Traversée durant l'Antiquité et le Moyen Âge par la Route de la soie entre l'Asie et l'Europe, l'Asie centrale tente de retrouver son rôle historique de carrefour commercial.
Pour sortir de la dépendance envers Moscou, legs soviétique, et briser cet enclavement physique, les pays centrasiatiques multiplient les partenariats.
Pékin comme Bruxelles soutiennent le développement du corridor de transport transcaspien pour atteindre l'Europe via le Caucase, en contournant la Russie.

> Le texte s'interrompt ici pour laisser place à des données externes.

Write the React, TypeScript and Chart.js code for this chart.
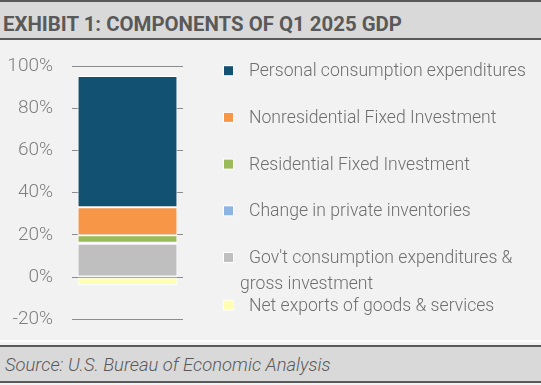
import React, { useEffect, useRef } from "react";
import { Chart, registerables } from "chart.js";

Chart.register(...registerables);

// ---- data ----
const categories = ["Q1 2025"];
// stacking order (bottom to top)
const seriesNames = [
  "Gov't consumption expenditures & gross investment",
  "Change in private inventories",
  "Residential Fixed Investment",
  "Nonresidential Fixed Investment",
  "Personal consumption expenditures",
  "Net exports of goods & services",
];
const seriesValues = [15.8, 0.5, 3.5, 13.3, 62.2, -3.8];
const seriesColors = ["#bfbfbf", "#8db4e2", "#9bbb59", "#f79646", "#135173", "#ffffb3"];
// legend order (top to bottom) and displayed text lines
const legendOrder = [4, 3, 2, 1, 0, 5];
const legendLines: string[][] = [
  ["Personal consumption expenditures"],
  ["Nonresidential Fixed Investment"],
  ["Residential Fixed Investment"],
  ["Change in private inventories"],
  ["Gov't consumption expenditures &", "gross investment"],
  ["Net exports of goods & services"],
];
const yTicks = [-20, 0, 20, 40, 60, 80, 100];

const FONT = "Roboto, sans-serif";

const legendPlugin = {
  id: "customLegend",
  afterDraw(chart: any) {
    const ctx = chart.ctx as CanvasRenderingContext2D;
    ctx.save();
    ctx.font = `300 17.6px ${FONT}`;
    ctx.textBaseline = "middle";
    ctx.textAlign = "left";
    let y = 30.7;
    legendOrder.forEach((dsIndex, i) => {
      const ds = chart.data.datasets[dsIndex];
      const boxX = 224;
      const boxSize = 9;
      ctx.fillStyle = "#ffffff";
      ctx.fillRect(boxX - 1, y - boxSize / 2 - 1, boxSize + 2, boxSize + 2);
      ctx.fillStyle = ds.backgroundColor;
      ctx.fillRect(boxX, y - boxSize / 2, boxSize, boxSize);
      ctx.fillStyle = "#6f6f6f";
      const lines = legendLines[i];
      ctx.fillText(lines[0], 249, y + 1);
      for (let k = 1; k < lines.length; k++) {
        ctx.fillText(lines[k], 240, y + 1 + 26 * k);
      }
      y += lines.length > 1 ? 47.7 : 46.7;
    });
    ctx.restore();
  },
};

function ChartCanvas() {
  const ref = useRef<HTMLCanvasElement>(null);
  useEffect(() => {
    if (!ref.current) return;
    const chart = new Chart(ref.current, {
      type: "bar",
      data: {
        labels: categories,
        datasets: seriesNames.map((name, i) => ({
          label: name,
          data: [seriesValues[i]],
          backgroundColor: seriesColors[i],
          borderColor: "#ffffff",
          borderWidth: 1,
          borderSkipped: false,
          categoryPercentage: 1,
          barPercentage: 0.9,
        })),
      },
      options: {
        animation: false,
        responsive: false,
        maintainAspectRatio: false,
        layout: { padding: { left: 0, right: 358, top: 26, bottom: 25.7 } },
        plugins: { legend: { display: false }, tooltip: { enabled: false } },
        scales: {
          x: { stacked: true, display: false },
          y: {
            stacked: true,
            min: -20,
            max: 100,
            afterFit(scale: any) {
              scale.width = 72;
              scale.paddingTop = 0;
              scale.paddingBottom = 0;
            },
            afterBuildTicks(scale: any) {
              scale.ticks = yTicks.map((v) => ({ value: v }));
            },
            border: { display: false },
            grid: { color: "#8c8c8c", lineWidth: 1, drawTicks: false },
            ticks: {
              padding: 19,
              color: "#7f7f7f",
              font: { family: FONT, size: 19, weight: "300" },
              callback: (v: any) => `${v}%`,
            },
          },
        },
      },
      plugins: [legendPlugin],
    });
    return () => chart.destroy();
  }, []);
  return (
    <canvas
      ref={ref}
      width={541}
      height={305}
      style={{ position: "absolute", left: 0, top: 40, width: 541, height: 305 }}
    />
  );
}

export default function App() {
  return (
    <div
      style={{
        position: "absolute",
        left: 0,
        top: 0,
        width: 541,
        height: 385,
        background: "#f2f2f2",
        overflow: "hidden",
        fontFamily: FONT,
      }}
    >
      <div
        style={{
          position: "absolute",
          left: 0,
          top: 0,
          width: 541,
          height: 36,
          background: "#d9d9d9",
          borderTop: "2px solid #595959",
          borderBottom: "2px solid #595959",
        }}
      />
      <div
        style={{
          position: "absolute",
          left: 3,
          top: 11,
          lineHeight: "26px",
          fontSize: 20.4,
          fontWeight: "bold",
          color: "#595959",
          whiteSpace: "nowrap",
        }}
      >
        EXHIBIT 1: COMPONENTS OF Q1 2025 GDP
      </div>
      <ChartCanvas />
      <div
        style={{
          position: "absolute",
          left: 0,
          top: 340,
          width: 541,
          height: 2,
          background: "#fbfbfb",
        }}
      />
      <div
        style={{
          position: "absolute",
          left: 0,
          top: 345,
          width: 541,
          height: 34,
          background: "#d9d9d9",
          borderTop: "2px solid #595959",
          borderBottom: "2px solid #595959",
        }}
      />
      <div
        style={{
          position: "absolute",
          left: 5,
          top: 353,
          lineHeight: "24px",
          fontSize: 18.4,
          fontStyle: "italic",
          fontWeight: 300,
          color: "#595959",
          whiteSpace: "nowrap",
        }}
      >
        Source: U.S. Bureau of Economic Analysis
      </div>
    </div>
  );
}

Le transport de fret à travers la mer Caspienne a connu une hausse de 668% entre 2021, avant l'invasion russe de l'Ukraine, et 2024, selon les données officielles.
Droits humains bafoués
Pour les États-Unis de Donald Trump, la coopération économique prime sur la promotion des valeurs démocratiques dans cette région aux régimes autoritaires, à divers degrés.
Si l'Asie centrale s'ouvre aux investissements étrangers et aux touristes, de nombreuses ONG notent une dégradation récente des droits humains tandis que la scène politique est cadenassée et la presse étroitement contrôlée.
Amnesty International estime la situation «préoccupante», Human Rights Watch relève «l'intensification de l'intimidation, du harcèlement et des poursuites contre les militants critiques et les journalistes», tandis que Reporters sans frontières place ces pays dans le dernier quart de son classement.
Le démantèlement par Donald Trump du média public américain Radio Free Europe, l'une des rares sources d'information alternatives en Asie centrale diffusant dans les langues locales, a été salué par les présidents du Kazakhstan et du Kirghizstan.